Точечные сигналы и структурные предпосылки
Одним из первых интересных сигналов стали кадровые назначения на молдавско-приднестровском направлении, которые произошли в России и ОБСЕ — они явно свидетельствуют о повышении роли приднестровского вопроса для ключевых заинтересованных игроков. 11 июля указом российского президента Дмитрий Рогозин был освобожден от должности спецпредставителя по Приднестровью, а вице-премьер Дмитрий Козак — назначен, но на должность, которая получила другое название — спецпредставитель по развитию торгово-экономических отношений с Молдовой. Таким образом, отношения с Приднестровьем теперь институционально рассматриваются в рамках молдавского досье, а не отдельно, как это было ранее. Кроме того, новый куратор молдавского направления прочно ассоциируется с планом приднестровского урегулирования по модели ассиметричной федерации, который был предложен сторонам конфликта в 2003 г. после нескольких месяцев челночной дипломатии Д.Козака.

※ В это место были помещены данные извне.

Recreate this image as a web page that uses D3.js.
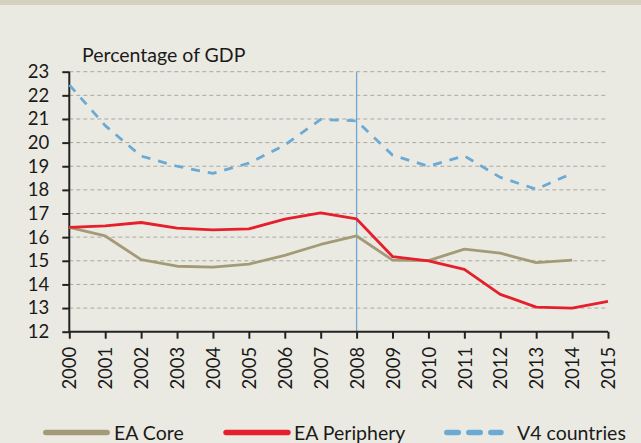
<!DOCTYPE html>
<html>
<head>
<meta charset="utf-8">
<script src="https://cdn.jsdelivr.net/npm/d3@7"></script>
<style>
  html, body { margin: 0; padding: 0; background: #ebeae2; }
  svg text { font-family: Lato, "Open Sans", sans-serif; fill: #1a1a1a; }
</style>
</head>
<body>
<div id="chart"></div>
<script>
const years = [2000, 2001, 2002, 2003, 2004, 2005, 2006, 2007, 2008, 2009, 2010, 2011, 2012, 2013, 2014, 2015];
const eaCore = [16.41, 16.05, 15.05, 14.77, 14.73, 14.86, 15.23, 15.69, 16.05, 15.03, 15.01, 15.49, 15.32, 14.92, 15.03, null];
const eaPeriphery = [16.41, 16.48, 16.62, 16.38, 16.31, 16.35, 16.76, 17.03, 16.77, 15.18, 15.0, 14.64, 13.58, 13.04, 13.0, 13.28];
const v4 = [22.44, 20.72, 19.43, 19.0, 18.7, 19.13, 19.9, 20.98, 20.92, 19.47, 19.0, 19.44, 18.53, 18.03, 18.7, null];
const yTicks = [12, 13, 14, 15, 16, 17, 18, 19, 20, 21, 22, 23];
const markerYear = 2008;

const W = 641, H = 443;
const mLeft = 69.3, mRight = 608, mTop = 71.7, mBottom = 331.7;
const font = "Lato, sans-serif";

const svg = d3.select("#chart").append("svg")
  .attr("width", W).attr("height", H);

svg.append("rect").attr("width", W).attr("height", H).attr("fill", "#ebeae2");
svg.append("rect").attr("width", W).attr("height", 5).attr("fill", "#d4d1bf");

const x = d3.scaleLinear().domain([2000, 2015]).range([mLeft, mRight]);
const y = d3.scaleLinear().domain([12, 23]).range([mBottom, mTop]);

// gridlines
svg.append("g")
  .selectAll("line")
  .data(yTicks.filter(d => d > 12))
  .enter().append("line")
  .attr("x1", mLeft).attr("x2", mRight)
  .attr("y1", d => y(d)).attr("y2", d => y(d))
  .attr("stroke", "#a8a7a2")
  .attr("stroke-width", 1)
  .attr("stroke-dasharray", "4,3");

// 2008 marker
svg.append("line")
  .attr("x1", x(markerYear)).attr("x2", x(markerYear))
  .attr("y1", y(23)).attr("y2", y(12))
  .attr("stroke", "#6fa6d6").attr("stroke-width", 1.3);

// y axis
const yAxis = d3.axisLeft(y).tickValues(yTicks).tickSize(7).tickPadding(13);
const gy = svg.append("g").attr("transform", `translate(${mLeft},0)`).call(yAxis);
gy.attr("font-size", null).attr("font-family", null);
gy.select(".domain").attr("stroke", "#222").attr("stroke-width", 2).attr("d", `M0,${mTop}V${mBottom}`);
gy.selectAll(".tick line").attr("stroke", "#222").attr("stroke-width", 2);
gy.selectAll(".tick text").style("font-size", "18.5px").style("font-family", font).attr("fill", "#1a1a1a");

// x axis
const xAxis = d3.axisBottom(x).tickValues(years).tickFormat(d3.format("d")).tickSize(7);
const gx = svg.append("g").attr("transform", `translate(0,${mBottom})`).call(xAxis);
gx.attr("font-size", null).attr("font-family", null);
gx.select(".domain").attr("stroke", "#222").attr("stroke-width", 2).attr("d", `M${mLeft},0H${mRight}`);
gx.selectAll(".tick line").attr("stroke", "#222").attr("stroke-width", 2);
gx.selectAll(".tick text")
  .style("font-size", "18.5px").style("font-family", font).attr("fill", "#1a1a1a")
  .attr("transform", "rotate(-90)")
  .attr("text-anchor", "end")
  .attr("x", -15).attr("y", 0).attr("dy", "0.36em");

// title
svg.append("text")
  .attr("x", 82).attr("y", 62)
  .style("font-size", "19.5px")
  .text("Percentage of GDP");

const line = d3.line()
  .defined(d => d.v != null)
  .x(d => x(d.year))
  .y(d => y(d.v));

const series = [
  { name: "EA Core", values: eaCore, color: "#a39b78", dash: null },
  { name: "EA Periphery", values: eaPeriphery, color: "#e51f2b", dash: null },
  { name: "V4 countries", values: v4, color: "#6aaad4", dash: "9,8" }
];

svg.append("g").selectAll("path")
  .data(series)
  .enter().append("path")
  .attr("d", s => line(years.map((yr, i) => ({ year: yr, v: s.values[i] }))))
  .attr("fill", "none")
  .attr("stroke", s => s.color)
  .attr("stroke-width", 2.8)
  .attr("stroke-linejoin", "round")
  .attr("stroke-dasharray", s => s.dash);

// legend
const legendItems = [
  { s: series[0], x1: 45.8, x2: 107.2, tx: 114 },
  { s: series[1], x1: 226, x2: 288, tx: 294 },
  { s: series[2], x1: 446.8, x2: 501, tx: 517 }
];
const lg = svg.append("g");
lg.selectAll("line")
  .data(legendItems)
  .enter().append("line")
  .attr("x1", d => d.x1).attr("x2", d => d.x2)
  .attr("y1", 432.5).attr("y2", 432.5)
  .attr("stroke", d => d.s.color)
  .attr("stroke-width", 5.4)
  .attr("stroke-linecap", "round")
  .attr("stroke-dasharray", d => d.s.dash ? "11.5,10.5" : null);
lg.selectAll("text")
  .data(legendItems)
  .enter().append("text")
  .attr("x", d => d.tx).attr("y", 432.5)
  .attr("dy", "0.36em")
  .style("font-size", "19.5px")
  .text(d => d.s.name);
</script>
</body>
</html>
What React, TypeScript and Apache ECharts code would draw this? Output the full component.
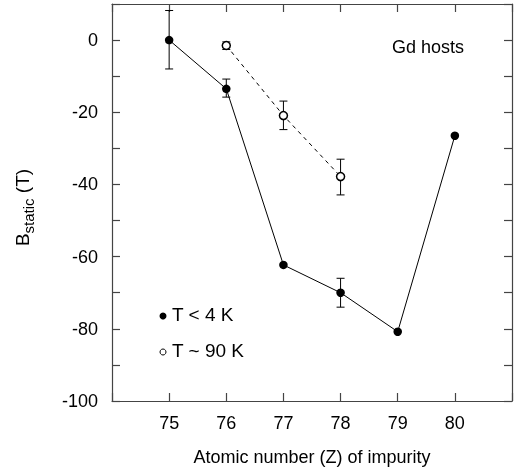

Вторым кадровым назначением, вызвавшим множество слухов относительно изменений уже не в российских, а в западных подходах к приднестровскому урегулированию, стал приход на должность главы Миссии ОБСЕ в Молдове немецкого дипломата Клауса Нойкирха, хорошо разбирающегося в молдавских делах. Этот факт является примечательным на фоне того, что ранее этот пост занимали исключительно американские дипломаты. Именно Германия, начиная с 2010 г., проявляла к приднестровскому вопросу устойчивое внимание. В частности, немецкая дипломатия всячески поддерживала меры доверия между Тирасполем и Кишиневом, основав в 2009 г. ежегодный формат для неформальных консультаций (т.н. Баварская конференция) и заложив в период председательства Германии в ОБСЕ в 2016 г. основы повестки мер доверия через подписание сторонами т.н. Берлинского протокола. Принятые позже Кишиневом и Тирасполем восемь пунктов по мерам доверия (признание приднестровских дипломов, открытие моста через Днестр, возобновление прямой телефонной связи и т.д.), над которыми в 2017-2018 гг. работали уже, соответственно, Австрийское и Итальянское председательство ОБСЕ, неофициально назывались повесткой «Берлин+».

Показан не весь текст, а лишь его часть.